Records supplied =
---------------
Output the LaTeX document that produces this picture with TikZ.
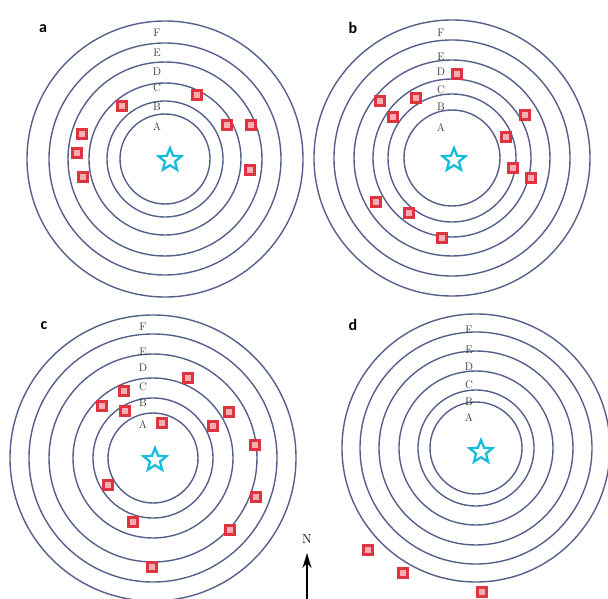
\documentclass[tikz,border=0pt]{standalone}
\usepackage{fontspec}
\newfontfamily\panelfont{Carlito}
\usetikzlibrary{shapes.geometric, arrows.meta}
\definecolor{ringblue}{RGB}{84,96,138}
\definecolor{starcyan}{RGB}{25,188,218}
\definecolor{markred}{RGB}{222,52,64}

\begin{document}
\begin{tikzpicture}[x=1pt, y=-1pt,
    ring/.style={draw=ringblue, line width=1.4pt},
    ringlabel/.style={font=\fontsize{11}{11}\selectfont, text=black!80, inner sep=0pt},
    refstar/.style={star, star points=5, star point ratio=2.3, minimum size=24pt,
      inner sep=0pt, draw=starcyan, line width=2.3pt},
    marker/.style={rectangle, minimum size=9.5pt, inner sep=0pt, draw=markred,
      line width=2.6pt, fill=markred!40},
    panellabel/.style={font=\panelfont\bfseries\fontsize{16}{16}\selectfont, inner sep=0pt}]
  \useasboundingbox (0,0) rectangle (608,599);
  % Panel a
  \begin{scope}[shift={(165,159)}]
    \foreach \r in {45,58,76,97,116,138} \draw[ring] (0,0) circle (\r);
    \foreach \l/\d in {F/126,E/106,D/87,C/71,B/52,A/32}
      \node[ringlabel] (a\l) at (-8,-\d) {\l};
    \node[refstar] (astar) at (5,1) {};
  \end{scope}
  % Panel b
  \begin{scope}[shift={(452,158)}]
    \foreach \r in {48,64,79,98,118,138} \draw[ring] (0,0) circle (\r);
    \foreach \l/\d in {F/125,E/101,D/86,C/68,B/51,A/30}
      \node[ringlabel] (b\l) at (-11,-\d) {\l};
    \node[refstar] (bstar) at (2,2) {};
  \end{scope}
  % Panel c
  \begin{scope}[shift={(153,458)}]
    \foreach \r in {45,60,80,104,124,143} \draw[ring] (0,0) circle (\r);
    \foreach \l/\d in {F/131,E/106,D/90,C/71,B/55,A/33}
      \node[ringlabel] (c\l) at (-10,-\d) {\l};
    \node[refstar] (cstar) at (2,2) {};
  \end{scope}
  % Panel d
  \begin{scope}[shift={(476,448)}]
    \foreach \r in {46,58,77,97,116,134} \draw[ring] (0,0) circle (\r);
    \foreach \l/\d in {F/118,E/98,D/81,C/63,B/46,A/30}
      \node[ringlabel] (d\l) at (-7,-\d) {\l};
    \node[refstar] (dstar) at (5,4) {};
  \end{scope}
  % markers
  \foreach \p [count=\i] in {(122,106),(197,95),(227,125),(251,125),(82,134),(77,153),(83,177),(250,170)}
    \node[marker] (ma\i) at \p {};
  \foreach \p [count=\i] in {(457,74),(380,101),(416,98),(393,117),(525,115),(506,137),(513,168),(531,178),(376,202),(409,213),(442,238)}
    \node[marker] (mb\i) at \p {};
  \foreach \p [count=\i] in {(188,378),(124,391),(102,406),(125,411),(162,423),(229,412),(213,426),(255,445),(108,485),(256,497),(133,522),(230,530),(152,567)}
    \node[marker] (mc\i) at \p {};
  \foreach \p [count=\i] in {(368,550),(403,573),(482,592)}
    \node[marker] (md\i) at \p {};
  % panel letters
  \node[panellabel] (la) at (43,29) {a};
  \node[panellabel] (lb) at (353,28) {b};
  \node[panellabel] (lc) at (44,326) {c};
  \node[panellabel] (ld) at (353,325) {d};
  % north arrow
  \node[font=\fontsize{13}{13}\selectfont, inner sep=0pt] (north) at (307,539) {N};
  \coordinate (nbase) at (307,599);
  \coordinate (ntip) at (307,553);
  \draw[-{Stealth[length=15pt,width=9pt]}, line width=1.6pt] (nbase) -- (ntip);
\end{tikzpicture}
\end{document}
---------------
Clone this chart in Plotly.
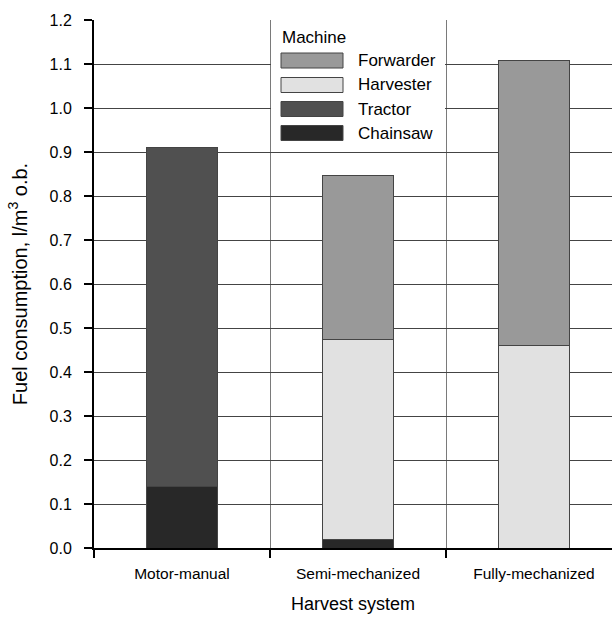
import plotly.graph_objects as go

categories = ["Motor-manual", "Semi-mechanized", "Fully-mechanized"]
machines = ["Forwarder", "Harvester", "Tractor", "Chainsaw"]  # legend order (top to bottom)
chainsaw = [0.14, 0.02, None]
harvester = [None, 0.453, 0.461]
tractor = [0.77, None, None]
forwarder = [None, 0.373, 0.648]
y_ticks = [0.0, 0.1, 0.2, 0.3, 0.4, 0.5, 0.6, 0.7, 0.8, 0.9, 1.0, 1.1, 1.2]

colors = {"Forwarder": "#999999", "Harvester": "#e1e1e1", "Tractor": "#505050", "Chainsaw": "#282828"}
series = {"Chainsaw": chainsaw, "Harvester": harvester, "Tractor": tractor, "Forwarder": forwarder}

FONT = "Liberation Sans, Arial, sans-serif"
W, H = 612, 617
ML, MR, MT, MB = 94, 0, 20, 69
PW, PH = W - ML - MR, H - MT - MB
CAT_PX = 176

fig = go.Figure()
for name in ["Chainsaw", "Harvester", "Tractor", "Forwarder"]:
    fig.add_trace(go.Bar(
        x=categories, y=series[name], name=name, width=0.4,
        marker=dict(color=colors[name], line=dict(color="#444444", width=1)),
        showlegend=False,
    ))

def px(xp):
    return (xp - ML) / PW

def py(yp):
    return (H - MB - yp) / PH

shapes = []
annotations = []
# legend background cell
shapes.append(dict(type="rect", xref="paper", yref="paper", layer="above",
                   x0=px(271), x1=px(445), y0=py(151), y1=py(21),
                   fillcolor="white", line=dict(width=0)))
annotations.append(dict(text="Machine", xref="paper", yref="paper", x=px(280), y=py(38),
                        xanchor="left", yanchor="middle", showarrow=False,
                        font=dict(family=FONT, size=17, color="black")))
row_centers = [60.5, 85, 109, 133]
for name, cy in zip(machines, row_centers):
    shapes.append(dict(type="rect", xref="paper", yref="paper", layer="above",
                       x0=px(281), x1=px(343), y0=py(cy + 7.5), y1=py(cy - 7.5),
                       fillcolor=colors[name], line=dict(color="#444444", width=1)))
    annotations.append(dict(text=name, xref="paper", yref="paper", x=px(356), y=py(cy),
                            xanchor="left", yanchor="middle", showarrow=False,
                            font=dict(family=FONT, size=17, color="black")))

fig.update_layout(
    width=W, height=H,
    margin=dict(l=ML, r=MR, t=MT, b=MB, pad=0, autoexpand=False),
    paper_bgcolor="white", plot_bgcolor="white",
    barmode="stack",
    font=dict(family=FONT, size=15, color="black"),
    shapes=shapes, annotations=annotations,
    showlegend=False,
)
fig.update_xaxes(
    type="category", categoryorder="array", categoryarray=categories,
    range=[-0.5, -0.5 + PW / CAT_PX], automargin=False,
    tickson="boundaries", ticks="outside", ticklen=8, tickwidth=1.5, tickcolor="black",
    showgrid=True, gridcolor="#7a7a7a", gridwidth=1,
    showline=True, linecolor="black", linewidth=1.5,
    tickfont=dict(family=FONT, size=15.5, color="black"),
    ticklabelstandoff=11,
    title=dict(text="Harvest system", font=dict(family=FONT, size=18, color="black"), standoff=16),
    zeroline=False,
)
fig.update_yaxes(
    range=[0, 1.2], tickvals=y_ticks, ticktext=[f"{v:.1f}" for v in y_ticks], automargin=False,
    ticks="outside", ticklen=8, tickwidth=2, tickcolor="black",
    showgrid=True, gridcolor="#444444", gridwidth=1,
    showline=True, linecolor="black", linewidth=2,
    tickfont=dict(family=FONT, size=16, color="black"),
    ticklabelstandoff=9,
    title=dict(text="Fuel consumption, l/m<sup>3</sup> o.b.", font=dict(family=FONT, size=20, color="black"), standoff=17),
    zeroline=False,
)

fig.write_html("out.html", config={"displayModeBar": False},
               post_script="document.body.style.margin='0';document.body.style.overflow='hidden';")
---------------
Aim of the task =
Copy exactly the stretch of lines from the one containing "Clone this chart in Plotly." through the one containing "import plotly.graph_objects as go", both included. Leave out any pictures.

Output for this exercise =
Clone this chart in Plotly.
import plotly.graph_objects as go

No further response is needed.